The book is framed by Panarchy theory, and explains how these changes, when they reached a critical proportion of the surrounding landscape, created greater disturbances (such as floods) that likely led to the area being abandoned by these societies, long before Europeans arrived on the scene. These events are a reminder that humans, like all species, alter their environments. Sometimes these alterations are beneficial in the short term, but often they are detrimental in the long term. Even with small-scale disturbances (such as slash-and-burn agriculture), if the period allowed for ecosystem regeneration is too short, soil fertility can decline and ultimately the practice becomes unsustainable.

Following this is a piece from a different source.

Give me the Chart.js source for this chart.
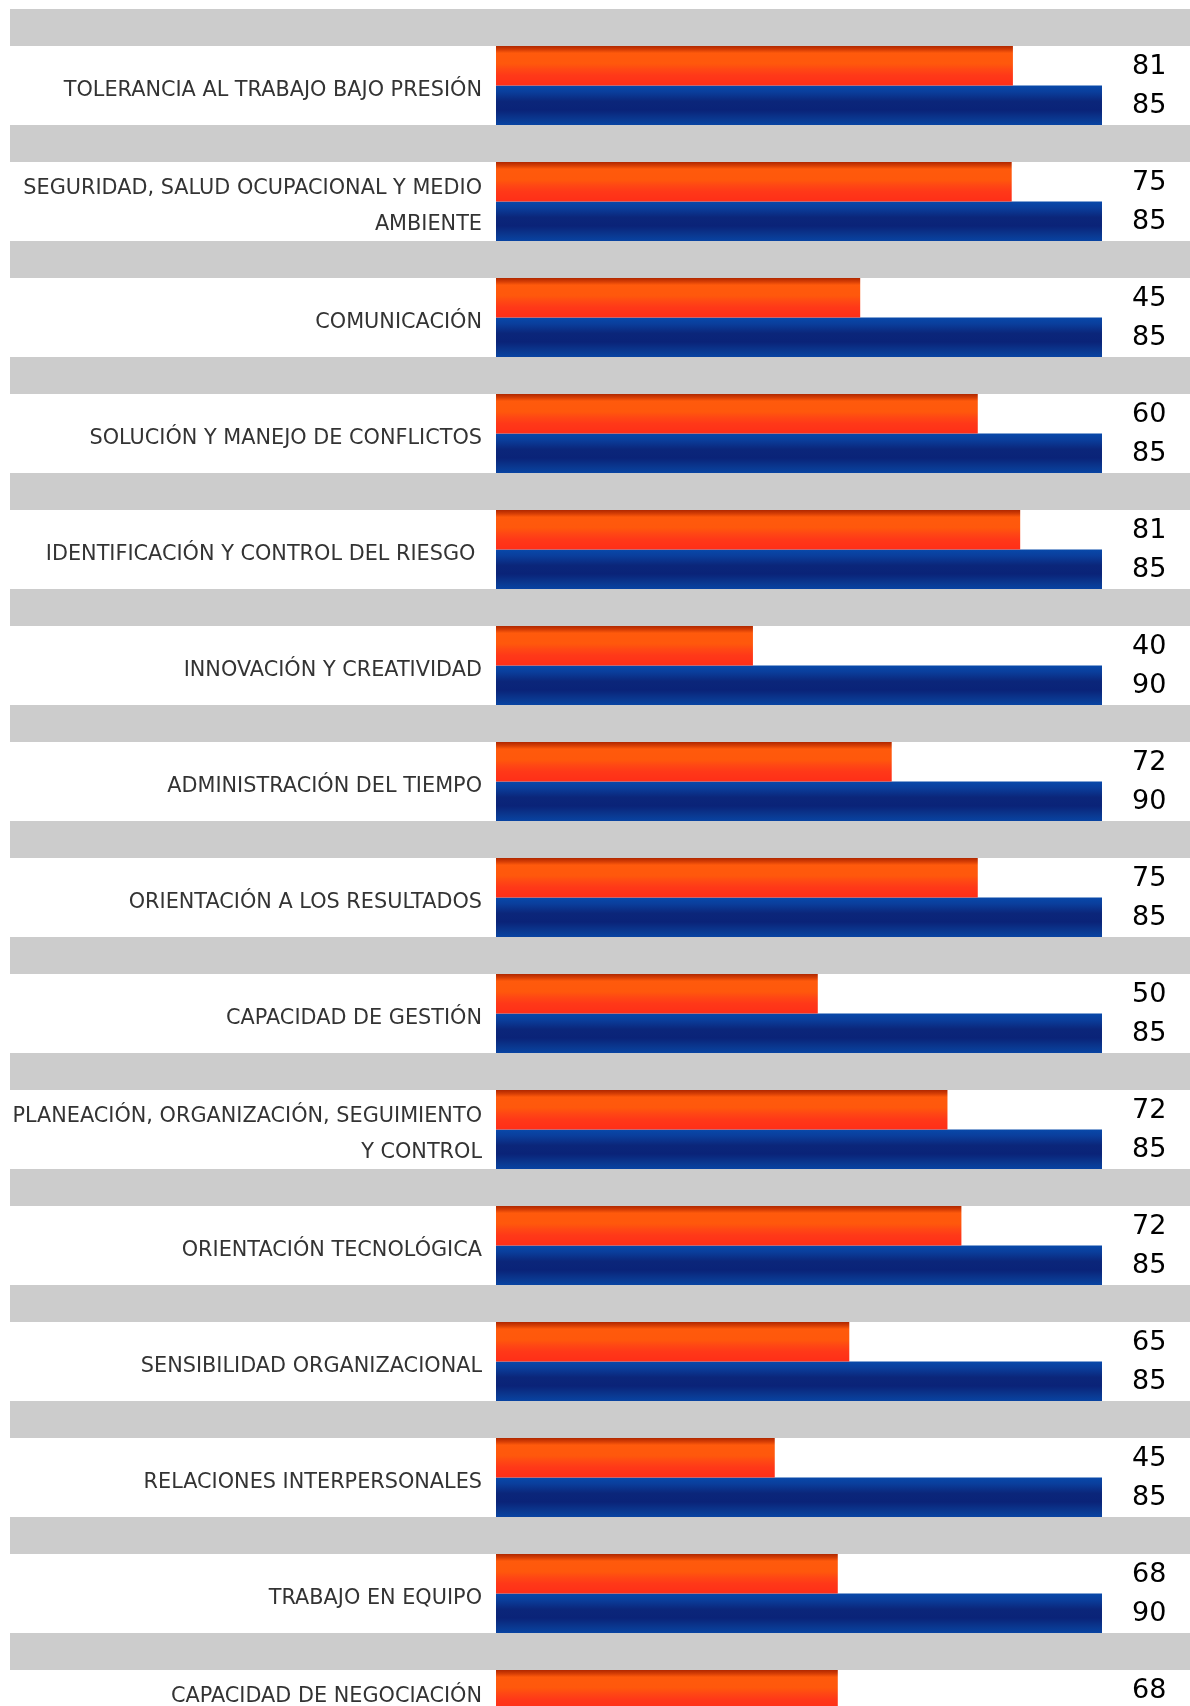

Of course, the lessons we gain from the distant past (14,000 to 500 years before present) are limited in their applicability. North America is now home to over 400 million people, almost two orders of magnitude larger than it has ever supported before. It may be that the agricultural and settlement practices of even the most sustainable of these early societies would be completely unsustainable today. But what we can learn is that our impacts will certainly be available for study for a long, long time.

Gen-X and the future

A while ago I finally carved out some time to read a book written by the two professors responsible for my disciplinary focus in landscape ecology: Paul and Hazel Delcourt. Their book, “Living well in the age of global warming: 10 strategies for Boomers, Bobos, and Cultural Creatives,” provides advice for people nearing retirement on how to adapt their finances and living arrangements given forecasted changes in ecosystems and the climate in the United States. It is a read that is as insightful and quirky as my former professors.

(For those of you wondering what a “bobo” is…. it’s a bourgeois bohemian, of course (!). “Cultural creatives” are those who are generally highly educated, engaged in “creative” professions, and tend to have less materialistic goals.)

While I really loved the approach that Paul and Hazel took to develop this kind of advice, I have to say that I felt the advice would serve Generation X (born roughly between 1965 and 1981) quite poorly. Much of the advice is based on how the amenities of different regions will be affected by changes in climate and species ranges, particularly from the viewpoint of real estate values. The book was written in 2001, well before the 2008 collapse of the housing market, and so much of their advice is moot at this point. But as I said, it is certainly a clever approach to the issue.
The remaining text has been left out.